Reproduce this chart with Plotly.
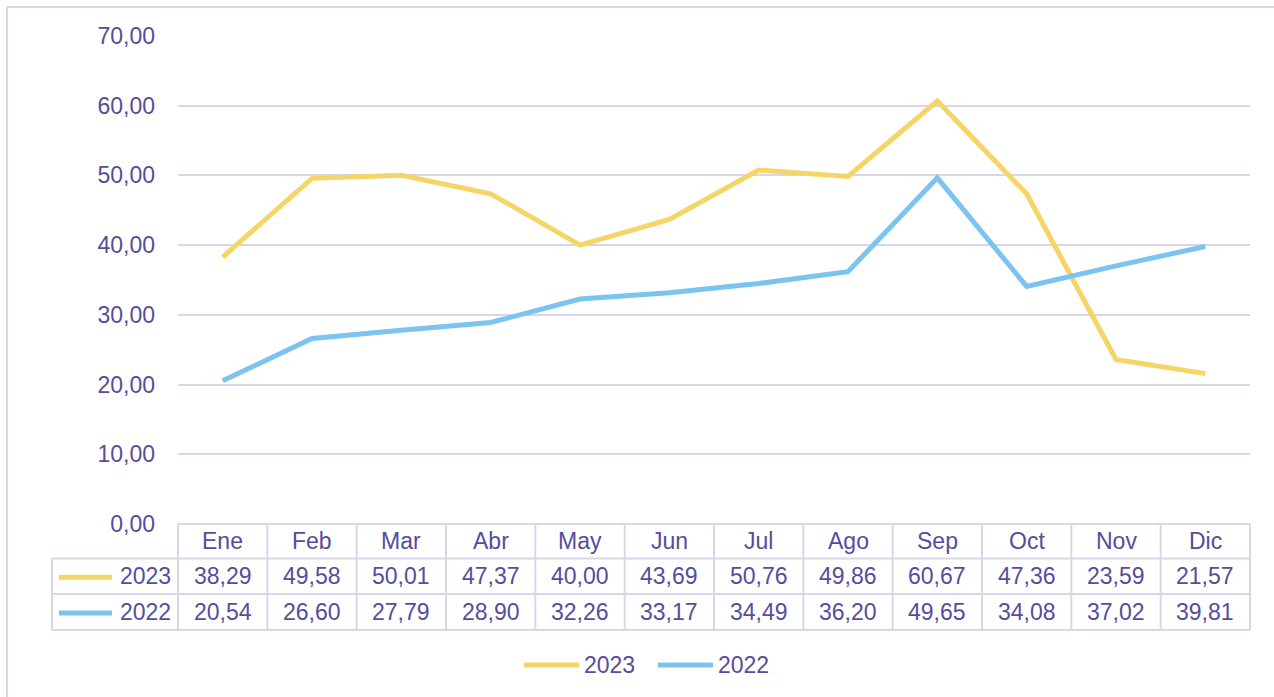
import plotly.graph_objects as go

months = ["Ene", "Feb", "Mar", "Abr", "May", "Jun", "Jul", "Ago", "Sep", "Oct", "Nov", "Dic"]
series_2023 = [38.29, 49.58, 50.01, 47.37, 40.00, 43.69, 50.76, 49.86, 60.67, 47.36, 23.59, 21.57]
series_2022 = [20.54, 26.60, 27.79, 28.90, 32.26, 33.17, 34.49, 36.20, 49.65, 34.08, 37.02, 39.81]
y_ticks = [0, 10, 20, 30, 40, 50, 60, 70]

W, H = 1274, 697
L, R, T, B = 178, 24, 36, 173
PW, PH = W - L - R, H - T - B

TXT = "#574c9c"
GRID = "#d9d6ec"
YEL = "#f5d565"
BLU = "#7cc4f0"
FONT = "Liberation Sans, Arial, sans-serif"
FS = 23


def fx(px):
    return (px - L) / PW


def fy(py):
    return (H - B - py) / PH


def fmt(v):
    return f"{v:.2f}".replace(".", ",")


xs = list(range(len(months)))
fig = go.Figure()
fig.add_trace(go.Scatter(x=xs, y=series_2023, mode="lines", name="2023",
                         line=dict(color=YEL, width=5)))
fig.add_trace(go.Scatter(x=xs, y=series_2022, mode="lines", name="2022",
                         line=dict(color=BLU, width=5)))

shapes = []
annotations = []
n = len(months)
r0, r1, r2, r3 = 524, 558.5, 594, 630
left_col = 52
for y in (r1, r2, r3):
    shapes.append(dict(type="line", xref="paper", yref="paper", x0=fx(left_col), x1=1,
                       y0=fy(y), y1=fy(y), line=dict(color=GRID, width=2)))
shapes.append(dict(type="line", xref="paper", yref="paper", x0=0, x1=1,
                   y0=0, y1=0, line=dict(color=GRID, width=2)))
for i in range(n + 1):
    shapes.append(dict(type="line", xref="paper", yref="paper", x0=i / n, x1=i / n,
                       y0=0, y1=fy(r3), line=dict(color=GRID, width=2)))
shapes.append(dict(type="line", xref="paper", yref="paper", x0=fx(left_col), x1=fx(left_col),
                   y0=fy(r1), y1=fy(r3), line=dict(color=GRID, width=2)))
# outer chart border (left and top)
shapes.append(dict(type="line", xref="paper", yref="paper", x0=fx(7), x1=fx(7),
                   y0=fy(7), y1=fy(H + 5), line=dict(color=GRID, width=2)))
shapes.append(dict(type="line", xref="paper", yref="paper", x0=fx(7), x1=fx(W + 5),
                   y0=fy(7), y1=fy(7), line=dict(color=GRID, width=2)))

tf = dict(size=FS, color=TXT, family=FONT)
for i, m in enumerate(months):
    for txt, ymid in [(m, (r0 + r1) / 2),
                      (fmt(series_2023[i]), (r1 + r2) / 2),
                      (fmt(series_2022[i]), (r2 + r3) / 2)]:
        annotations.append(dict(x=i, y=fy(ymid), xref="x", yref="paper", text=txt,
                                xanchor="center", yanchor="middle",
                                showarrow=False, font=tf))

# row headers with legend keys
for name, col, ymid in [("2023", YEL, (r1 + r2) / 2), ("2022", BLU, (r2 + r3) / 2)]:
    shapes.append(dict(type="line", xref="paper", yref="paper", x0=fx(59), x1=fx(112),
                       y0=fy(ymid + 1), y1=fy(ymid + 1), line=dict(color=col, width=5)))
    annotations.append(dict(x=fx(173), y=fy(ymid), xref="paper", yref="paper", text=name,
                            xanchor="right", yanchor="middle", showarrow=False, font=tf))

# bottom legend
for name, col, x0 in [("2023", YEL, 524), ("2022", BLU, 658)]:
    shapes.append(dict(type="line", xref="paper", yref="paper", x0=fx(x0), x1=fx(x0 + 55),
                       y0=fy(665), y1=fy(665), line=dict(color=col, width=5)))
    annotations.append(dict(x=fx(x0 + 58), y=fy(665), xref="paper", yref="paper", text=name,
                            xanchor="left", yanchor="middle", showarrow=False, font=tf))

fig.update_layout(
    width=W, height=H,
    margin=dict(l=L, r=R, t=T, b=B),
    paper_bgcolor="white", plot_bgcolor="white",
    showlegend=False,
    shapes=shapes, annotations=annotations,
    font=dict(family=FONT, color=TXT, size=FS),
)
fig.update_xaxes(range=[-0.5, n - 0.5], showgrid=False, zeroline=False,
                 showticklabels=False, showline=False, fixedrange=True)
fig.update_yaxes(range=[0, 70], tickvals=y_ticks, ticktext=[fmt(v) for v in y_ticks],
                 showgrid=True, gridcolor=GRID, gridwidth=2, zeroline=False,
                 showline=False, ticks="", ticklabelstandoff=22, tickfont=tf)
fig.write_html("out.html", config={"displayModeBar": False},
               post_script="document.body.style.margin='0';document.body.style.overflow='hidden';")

**GOAL:**
Go from the first line of the data above to the line containing "y_ticks = [0, 10, 20, 30, 40, 50, 60, 70]" and retype exactly those lines, both included, but none of the pictures.

**IN RESPONSE:**
Reproduce this chart with Plotly.
import plotly.graph_objects as go

months = ["Ene", "Feb", "Mar", "Abr", "May", "Jun", "Jul", "Ago", "Sep", "Oct", "Nov", "Dic"]
series_2023 = [38.29, 49.58, 50.01, 47.37, 40.00, 43.69, 50.76, 49.86, 60.67, 47.36, 23.59, 21.57]
series_2022 = [20.54, 26.60, 27.79, 28.90, 32.26, 33.17, 34.49, 36.20, 49.65, 34.08, 37.02, 39.81]
y_ticks = [0, 10, 20, 30, 40, 50, 60, 70]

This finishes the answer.